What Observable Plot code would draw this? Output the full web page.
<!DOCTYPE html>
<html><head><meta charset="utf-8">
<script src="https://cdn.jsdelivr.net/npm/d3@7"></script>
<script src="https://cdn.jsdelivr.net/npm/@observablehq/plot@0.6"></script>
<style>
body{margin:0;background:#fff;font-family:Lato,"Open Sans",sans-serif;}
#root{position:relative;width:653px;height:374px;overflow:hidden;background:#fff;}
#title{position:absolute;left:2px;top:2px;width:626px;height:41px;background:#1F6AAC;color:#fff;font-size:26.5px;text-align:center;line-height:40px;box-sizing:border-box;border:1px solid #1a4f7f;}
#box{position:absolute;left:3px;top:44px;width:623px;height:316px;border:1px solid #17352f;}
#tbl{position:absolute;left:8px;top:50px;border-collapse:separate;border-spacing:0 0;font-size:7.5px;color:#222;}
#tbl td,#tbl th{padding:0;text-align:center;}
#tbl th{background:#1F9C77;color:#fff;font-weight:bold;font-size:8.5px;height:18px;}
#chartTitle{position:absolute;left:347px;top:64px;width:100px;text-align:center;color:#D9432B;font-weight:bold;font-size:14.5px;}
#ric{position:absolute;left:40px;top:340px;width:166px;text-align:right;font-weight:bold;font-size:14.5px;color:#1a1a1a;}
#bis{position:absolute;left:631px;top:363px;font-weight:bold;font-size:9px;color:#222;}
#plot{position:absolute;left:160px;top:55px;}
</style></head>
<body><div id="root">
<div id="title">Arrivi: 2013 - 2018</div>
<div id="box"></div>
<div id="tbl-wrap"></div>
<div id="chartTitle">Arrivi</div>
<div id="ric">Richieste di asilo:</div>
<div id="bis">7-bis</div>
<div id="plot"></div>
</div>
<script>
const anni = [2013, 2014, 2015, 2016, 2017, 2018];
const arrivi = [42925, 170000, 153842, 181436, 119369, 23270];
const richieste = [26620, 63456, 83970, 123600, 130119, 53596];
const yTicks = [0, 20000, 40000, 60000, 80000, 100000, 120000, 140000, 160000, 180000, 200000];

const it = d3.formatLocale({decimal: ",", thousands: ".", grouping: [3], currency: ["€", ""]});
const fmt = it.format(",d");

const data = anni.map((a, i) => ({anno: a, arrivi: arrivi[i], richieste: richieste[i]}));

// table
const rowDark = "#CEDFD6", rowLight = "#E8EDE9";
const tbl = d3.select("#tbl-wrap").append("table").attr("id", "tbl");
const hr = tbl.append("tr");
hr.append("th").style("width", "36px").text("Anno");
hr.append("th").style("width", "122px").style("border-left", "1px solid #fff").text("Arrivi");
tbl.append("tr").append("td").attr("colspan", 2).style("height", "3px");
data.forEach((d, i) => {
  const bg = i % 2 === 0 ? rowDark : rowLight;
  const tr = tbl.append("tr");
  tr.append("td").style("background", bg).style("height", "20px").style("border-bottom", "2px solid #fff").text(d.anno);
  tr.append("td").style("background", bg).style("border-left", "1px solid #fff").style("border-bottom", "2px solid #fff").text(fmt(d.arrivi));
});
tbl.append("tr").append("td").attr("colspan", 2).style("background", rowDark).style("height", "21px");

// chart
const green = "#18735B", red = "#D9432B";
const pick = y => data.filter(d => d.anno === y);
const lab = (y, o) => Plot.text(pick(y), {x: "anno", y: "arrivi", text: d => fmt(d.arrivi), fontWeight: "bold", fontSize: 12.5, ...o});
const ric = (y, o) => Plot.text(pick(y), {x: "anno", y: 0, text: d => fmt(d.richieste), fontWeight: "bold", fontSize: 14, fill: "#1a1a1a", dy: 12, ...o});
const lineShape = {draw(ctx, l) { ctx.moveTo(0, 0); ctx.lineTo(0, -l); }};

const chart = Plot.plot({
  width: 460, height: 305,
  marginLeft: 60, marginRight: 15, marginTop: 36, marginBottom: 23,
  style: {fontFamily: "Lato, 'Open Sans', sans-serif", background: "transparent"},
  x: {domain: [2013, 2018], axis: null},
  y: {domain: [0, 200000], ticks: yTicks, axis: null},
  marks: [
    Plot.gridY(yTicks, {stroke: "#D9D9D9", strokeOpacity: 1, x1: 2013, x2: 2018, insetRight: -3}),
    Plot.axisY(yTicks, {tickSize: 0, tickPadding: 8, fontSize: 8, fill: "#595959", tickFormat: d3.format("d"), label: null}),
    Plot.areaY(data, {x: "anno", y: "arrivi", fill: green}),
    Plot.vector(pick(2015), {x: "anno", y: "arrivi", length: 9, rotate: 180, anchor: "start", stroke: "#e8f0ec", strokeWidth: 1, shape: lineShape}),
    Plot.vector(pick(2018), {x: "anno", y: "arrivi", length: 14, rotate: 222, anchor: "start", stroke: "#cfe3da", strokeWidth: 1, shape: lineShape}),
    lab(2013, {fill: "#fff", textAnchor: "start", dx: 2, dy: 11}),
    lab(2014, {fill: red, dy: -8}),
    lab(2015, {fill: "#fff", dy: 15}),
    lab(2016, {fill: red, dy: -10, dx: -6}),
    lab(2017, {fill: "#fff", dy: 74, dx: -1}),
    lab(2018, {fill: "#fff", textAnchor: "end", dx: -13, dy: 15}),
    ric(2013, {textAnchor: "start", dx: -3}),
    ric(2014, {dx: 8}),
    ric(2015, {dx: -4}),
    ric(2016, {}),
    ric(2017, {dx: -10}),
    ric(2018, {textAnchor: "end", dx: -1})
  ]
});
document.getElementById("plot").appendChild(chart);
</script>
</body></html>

§ **REQUIREMENTS**:
Please reproduce the entire listing, exactly as shown.

§ **EXPECTED ANSWER**:
What Observable Plot code would draw this? Output the full web page.
<!DOCTYPE html>
<html><head><meta charset="utf-8">
<script src="https://cdn.jsdelivr.net/npm/d3@7"></script>
<script src="https://cdn.jsdelivr.net/npm/@observablehq/plot@0.6"></script>
<style>
body{margin:0;background:#fff;font-family:Lato,"Open Sans",sans-serif;}
#root{position:relative;width:653px;height:374px;overflow:hidden;background:#fff;}
#title{position:absolute;left:2px;top:2px;width:626px;height:41px;background:#1F6AAC;color:#fff;font-size:26.5px;text-align:center;line-height:40px;box-sizing:border-box;border:1px solid #1a4f7f;}
#box{position:absolute;left:3px;top:44px;width:623px;height:316px;border:1px solid #17352f;}
#tbl{position:absolute;left:8px;top:50px;border-collapse:separate;border-spacing:0 0;font-size:7.5px;color:#222;}
#tbl td,#tbl th{padding:0;text-align:center;}
#tbl th{background:#1F9C77;color:#fff;font-weight:bold;font-size:8.5px;height:18px;}
#chartTitle{position:absolute;left:347px;top:64px;width:100px;text-align:center;color:#D9432B;font-weight:bold;font-size:14.5px;}
#ric{position:absolute;left:40px;top:340px;width:166px;text-align:right;font-weight:bold;font-size:14.5px;color:#1a1a1a;}
#bis{position:absolute;left:631px;top:363px;font-weight:bold;font-size:9px;color:#222;}
#plot{position:absolute;left:160px;top:55px;}
</style></head>
<body><div id="root">
<div id="title">Arrivi: 2013 - 2018</div>
<div id="box"></div>
<div id="tbl-wrap"></div>
<div id="chartTitle">Arrivi</div>
<div id="ric">Richieste di asilo:</div>
<div id="bis">7-bis</div>
<div id="plot"></div>
</div>
<script>
const anni = [2013, 2014, 2015, 2016, 2017, 2018];
const arrivi = [42925, 170000, 153842, 181436, 119369, 23270];
const richieste = [26620, 63456, 83970, 123600, 130119, 53596];
const yTicks = [0, 20000, 40000, 60000, 80000, 100000, 120000, 140000, 160000, 180000, 200000];

const it = d3.formatLocale({decimal: ",", thousands: ".", grouping: [3], currency: ["€", ""]});
const fmt = it.format(",d");

const data = anni.map((a, i) => ({anno: a, arrivi: arrivi[i], richieste: richieste[i]}));

// table
const rowDark = "#CEDFD6", rowLight = "#E8EDE9";
const tbl = d3.select("#tbl-wrap").append("table").attr("id", "tbl");
const hr = tbl.append("tr");
hr.append("th").style("width", "36px").text("Anno");
hr.append("th").style("width", "122px").style("border-left", "1px solid #fff").text("Arrivi");
tbl.append("tr").append("td").attr("colspan", 2).style("height", "3px");
data.forEach((d, i) => {
  const bg = i % 2 === 0 ? rowDark : rowLight;
  const tr = tbl.append("tr");
  tr.append("td").style("background", bg).style("height", "20px").style("border-bottom", "2px solid #fff").text(d.anno);
  tr.append("td").style("background", bg).style("border-left", "1px solid #fff").style("border-bottom", "2px solid #fff").text(fmt(d.arrivi));
});
tbl.append("tr").append("td").attr("colspan", 2).style("background", rowDark).style("height", "21px");

// chart
const green = "#18735B", red = "#D9432B";
const pick = y => data.filter(d => d.anno === y);
const lab = (y, o) => Plot.text(pick(y), {x: "anno", y: "arrivi", text: d => fmt(d.arrivi), fontWeight: "bold", fontSize: 12.5, ...o});
const ric = (y, o) => Plot.text(pick(y), {x: "anno", y: 0, text: d => fmt(d.richieste), fontWeight: "bold", fontSize: 14, fill: "#1a1a1a", dy: 12, ...o});
const lineShape = {draw(ctx, l) { ctx.moveTo(0, 0); ctx.lineTo(0, -l); }};

const chart = Plot.plot({
  width: 460, height: 305,
  marginLeft: 60, marginRight: 15, marginTop: 36, marginBottom: 23,
  style: {fontFamily: "Lato, 'Open Sans', sans-serif", background: "transparent"},
  x: {domain: [2013, 2018], axis: null},
  y: {domain: [0, 200000], ticks: yTicks, axis: null},
  marks: [
    Plot.gridY(yTicks, {stroke: "#D9D9D9", strokeOpacity: 1, x1: 2013, x2: 2018, insetRight: -3}),
    Plot.axisY(yTicks, {tickSize: 0, tickPadding: 8, fontSize: 8, fill: "#595959", tickFormat: d3.format("d"), label: null}),
    Plot.areaY(data, {x: "anno", y: "arrivi", fill: green}),
    Plot.vector(pick(2015), {x: "anno", y: "arrivi", length: 9, rotate: 180, anchor: "start", stroke: "#e8f0ec", strokeWidth: 1, shape: lineShape}),
    Plot.vector(pick(2018), {x: "anno", y: "arrivi", length: 14, rotate: 222, anchor: "start", stroke: "#cfe3da", strokeWidth: 1, shape: lineShape}),
    lab(2013, {fill: "#fff", textAnchor: "start", dx: 2, dy: 11}),
    lab(2014, {fill: red, dy: -8}),
    lab(2015, {fill: "#fff", dy: 15}),
    lab(2016, {fill: red, dy: -10, dx: -6}),
    lab(2017, {fill: "#fff", dy: 74, dx: -1}),
    lab(2018, {fill: "#fff", textAnchor: "end", dx: -13, dy: 15}),
    ric(2013, {textAnchor: "start", dx: -3}),
    ric(2014, {dx: 8}),
    ric(2015, {dx: -4}),
    ric(2016, {}),
    ric(2017, {dx: -10}),
    ric(2018, {textAnchor: "end", dx: -1})
  ]
});
document.getElementById("plot").appendChild(chart);
</script>
</body></html>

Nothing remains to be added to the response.